Poche altre parole le dedico al mio lavoro, La scia:
è una stella!, per dire che la speculazione
compositiva si (av)volge intorno a nuclei minimi di intervento
all'interno di una banda dinamica altrettanto ristretta. Si
tratta di una ricerca basata sulla "trasfigurazione"
di pochissimi elementi e sulla "timbricizzazione"
di poche altezze. Poi i frammenti "circolano" generando
dei percorsi, "scientificamente creativi", timbrico-melodici.
La dialettica, tradizionalmente intesa, non è interna,
ma tra l'opera e gli altri, la storia e l'istante che tento
di afferrare fissandolo in suoni.
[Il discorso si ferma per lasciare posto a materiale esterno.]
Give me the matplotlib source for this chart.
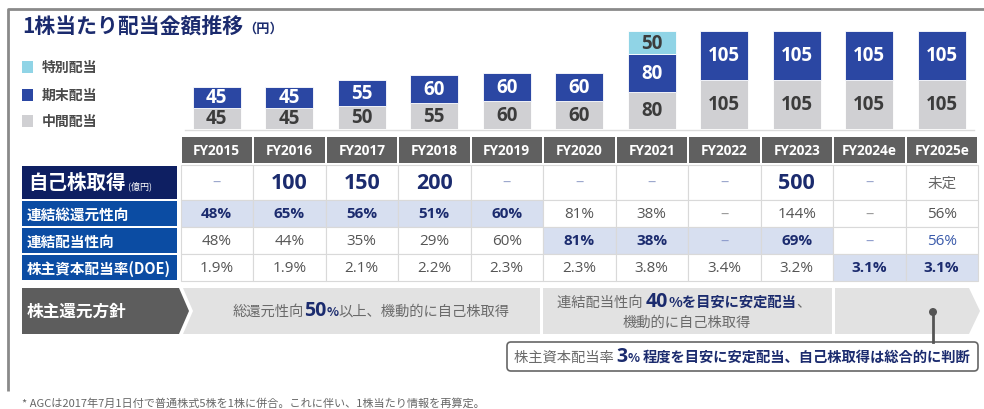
import matplotlib
matplotlib.use('Agg')
import matplotlib.pyplot as plt
from matplotlib.patches import Rectangle, Polygon, FancyBboxPatch, Circle
import numpy as np

plt.rcParams['font.family'] = ['Noto Sans CJK JP', 'DejaVu Sans']
NUM = ['Open Sans', 'Noto Sans CJK JP', 'DejaVu Sans']

# ---- data ----
years = ['FY2015', 'FY2016', 'FY2017', 'FY2018', 'FY2019', 'FY2020',
         'FY2021', 'FY2022', 'FY2023', 'FY2024e', 'FY2025e']
interim = [45, 45, 50, 55, 60, 60, 80, 105, 105, 105, 105]
final = [45, 45, 55, 60, 60, 60, 80, 105, 105, 105, 105]
special = [0, 0, 0, 0, 0, 0, 50, 0, 0, 0, 0]

buyback = ['–', '100', '150', '200', '–', '–', '–', '–', '500', '–', '未定']
total_payout = ['48%', '65%', '56%', '51%', '60%', '81%', '38%', '–', '144%', '–', '56%']
payout = ['48%', '44%', '35%', '29%', '60%', '81%', '38%', '–', '69%', '–', '56%']
doe = ['1.9%', '1.9%', '2.1%', '2.2%', '2.3%', '2.3%', '3.8%', '3.4%', '3.2%', '3.1%', '3.1%']

row_labels = ['連結総還元性向', '連結配当性向', '株主資本配当率(DOE)']
row_values = [total_payout, payout, doe]
row_highlight = [[0, 1, 2, 3, 4], [5, 6, 7, 8], [9, 10]]
row_blue = [[], [9, 10], []]   # blue text, no highlight

# ---- colours ----
GRAY_BAR = '#d0d0d3'
NAVY_BAR = '#2b47a3'
CYAN_BAR = '#90d4e6'
NAVY_TXT = '#1b2b6e'
DARK = '#3c3c3c'
HEAD = '#606060'
LBL1 = '#0e1f62'
LBL2 = '#0b4ca3'
HILITE = '#d7dff0'
GRID = '#d9d9d9'
SOFT = '#6a6a6a'

W, H = 984, 410
fig = plt.figure(figsize=(W / 100, H / 100), dpi=100)
ax = fig.add_axes([0, 0, 1, 1])
ax.set_xlim(0, W)
ax.set_ylim(H, 0)
ax.axis('off')
renderer = fig.canvas.get_renderer()


def rich(x, y, parts, ha='left'):
    # parts drawn side by side on a common baseline y
    texts = []
    widths = []
    for s, kw in parts:
        t = ax.text(0, y, s, ha='left', va='baseline', **kw)
        texts.append(t)
        widths.append(t.get_window_extent(renderer).width)
    cur = x - sum(widths) / 2 if ha == 'center' else x
    for t, w in zip(texts, widths):
        t.set_x(cur)
        cur += w


# frame
ax.plot([8, 8, W], [392, 10, 10], color='#8a8a8a', lw=2, solid_capstyle='butt')

# title
rich(22, 33, [('1株当たり配当金額推移', dict(fontsize=15, weight='bold', color=NAVY_TXT)),
              ('（円）', dict(fontsize=9.5, weight='bold', color=NAVY_TXT))])

# legend
for yy, c, s in [(68, CYAN_BAR, '特別配当'), (96, NAVY_BAR, '期末配当'), (122, GRAY_BAR, '中間配当')]:
    ax.add_patch(Rectangle((22, yy - 6), 11, 12, fc=c, ec='none'))
    ax.text(42, yy, s, fontsize=10, weight='bold', color='#4a4a4a', va='center')

# ---- bars ----
col0, colw = 180.5, 72.5
n = len(years)
scale = 0.467  # px per yen
bx = fig.add_axes([col0 / W, (H - 130) / H, n * colw / W, 230 * scale / H])
bx.set_xlim(-0.5, n - 0.5)
bx.set_ylim(0, 230)
bx.axis('off')
x = np.arange(n)
interim_a = np.array(interim)
final_a = np.array(final)
special_a = np.array(special)
bw = 0.66
bx.bar(x, interim_a, bw, color=GRAY_BAR, edgecolor='white', lw=0.6)
bx.bar(x, final_a, bw, bottom=interim_a, color=NAVY_BAR, edgecolor='white', lw=0.6)
m = special_a > 0
bx.bar(x[m], special_a[m], bw, bottom=(interim_a + final_a)[m], color=CYAN_BAR,
       edgecolor='white', lw=0.6)
for i in range(n):
    bx.text(i, interim[i] / 2, str(interim[i]), ha='center', va='center', fontsize=13.5,
            weight='bold', color=DARK, family=NUM)
    bx.text(i, interim[i] + final[i] / 2, str(final[i]), ha='center', va='center',
            fontsize=13.5, weight='bold', color='white', family=NUM)
    if special[i]:
        bx.text(i, interim[i] + final[i] + special[i] / 2, str(special[i]), ha='center',
                va='center', fontsize=13.5, weight='bold', color=DARK, family=NUM)
ax.plot([185, 974], [131, 131], color='#dcdcdc', lw=1)

# ---- table ----
for i, yr in enumerate(years):
    ax.add_patch(Rectangle((col0 + i * colw + 1, 138), colw - 2, 26, fc=HEAD, ec='none'))
    ax.text(col0 + (i + 0.5) * colw, 151.5, yr, ha='center', va='center', fontsize=9.8,
            weight='bold', color='white', family=NUM)

rows_y = [(165.5, 201), (201, 228), (228, 255), (255, 282)]

# row 1: buyback
y0, y1 = rows_y[0]
ax.add_patch(Rectangle((22, y0 + 1), 155, y1 - y0 - 2, fc=LBL1, ec='none'))
rich(28, (y0 + y1) / 2 + 5.5, [('自己株取得', dict(fontsize=14, weight='bold', color='white')),
                              (' (億円)', dict(fontsize=6.5, color='white'))])
for i, v in enumerate(buyback):
    ax.add_patch(Rectangle((col0 + i * colw, y0), colw, y1 - y0, fc='white', ec=GRID, lw=0.8))
    cx, cy = col0 + (i + 0.5) * colw, (y0 + y1) / 2
    if v == '–':
        ax.text(cx, cy, v, ha='center', va='center', fontsize=12, color='#9aa6cc', family=NUM)
    elif v == '未定':
        ax.text(cx, cy, v, ha='center', va='center', fontsize=10.5, color='#666666')
    else:
        ax.text(cx, cy, v, ha='center', va='center', fontsize=15.5, weight='bold',
                color=NAVY_TXT, family=NUM)

# rows 2-4
for r, (lab, vals) in enumerate(zip(row_labels, row_values)):
    y0, y1 = rows_y[r + 1]
    cy = (y0 + y1) / 2
    ax.add_patch(Rectangle((22, y0 + 1), 155, y1 - y0 - 2, fc=LBL2, ec='none'))
    ax.text(27, cy, lab, va='center', fontsize=10.5, weight='bold', color='white')
    for i, v in enumerate(vals):
        hl = i in row_highlight[r]
        ax.add_patch(Rectangle((col0 + i * colw, y0), colw, y1 - y0,
                               fc=HILITE if hl else 'white', ec=GRID, lw=0.8))
        cx = col0 + (i + 0.5) * colw
        if v == '–':
            c = '#8e9ccc' if (hl or i in row_blue[r]) else '#9a9a9a'
            ax.text(cx, cy, v, ha='center', va='center', fontsize=12, color=c, family=NUM)
        elif hl:
            ax.text(cx, cy, v, ha='center', va='center', fontsize=11, weight='bold',
                    color=NAVY_TXT, family=NUM)
        else:
            c = '#3b5bab' if i in row_blue[r] else '#555555'
            ax.text(cx, cy, v, ha='center', va='center', fontsize=11, color=c, family=NUM)

# ---- policy row ----
ax.add_patch(Polygon([(22, 289), (179, 289), (189, 312), (179, 335), (22, 335)],
                     closed=True, fc='#5d5d5d', ec='none'))
ax.text(27, 312, '株主還元方針', va='center', fontsize=12, weight='bold', color='white')
ax.add_patch(Polygon([(183, 289), (540, 289), (540, 335), (183, 335), (193, 312)],
                     closed=True, fc='#e2e2e2', ec='none'))
ax.add_patch(Rectangle((543, 289), 289, 46, fc='#e2e2e2', ec='none'))
ax.add_patch(Polygon([(835, 289), (969, 289), (980, 312), (969, 335), (835, 335)],
                     closed=True, fc='#e2e2e2', ec='none'))

g10 = dict(fontsize=10.3, color=SOFT)
nb14 = dict(fontsize=14, weight='bold', color=NAVY_TXT, family=NUM)
nb9 = dict(fontsize=9, weight='bold', color=NAVY_TXT)
nb10 = dict(fontsize=10.3, weight='bold', color=NAVY_TXT)

rich(371, 316, [('総還元性向', g10), ('50', nb14), ('%', nb9), ('以上、機動的に自己株取得', g10)],
     ha='center')
rich(684, 307, [('連結配当性向 ', g10), ('40', nb14), ('%を目安に安定配当', nb10), ('、', g10)],
     ha='center')
ax.text(687, 323, '機動的に自己株取得', ha='center', va='center', **g10)

# callout
ax.plot([933, 933], [313, 343], color='#555555', lw=2)
ax.add_patch(Circle((933, 313), 4, fc='#555555', ec='none'))
ax.add_patch(FancyBboxPatch((507, 343), 471, 29, boxstyle='round,pad=0,rounding_size=4',
                            fc='white', ec='#666666', lw=1.2))
rich(742, 362, [('株主資本配当率 ', g10), ('3', nb14), ('% ', nb9),
                ('程度を目安に安定配当、自己株取得は総合的に判断', nb10)], ha='center')

# footnote
ax.text(22, 403, '* AGCは2017年7月1日付で普通株式5株を1株に併合。これに伴い、1株当たり情報を再算定。',
        va='center', fontsize=8, color='#666666')

fig.savefig('out.png', dpi=100)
Scrivere musica è
un "confuso", direbbe Borges, provocato
da spinte di vario tipo, persino divergenti, ove convivono
antinomie come lucidità e passione, razionalità
e sentimento. A mio avviso solo apparenti antinomie.
Agli ascoltatori cosa dire se non pretendere da sé
stessi l'annullamento di ogni apriorismo per lasciarsi trasportare
in un viaggio sonoro che prescinde dal tempo, rifugge, in
fin dei conti, le ideologie, è misura dell'attimo.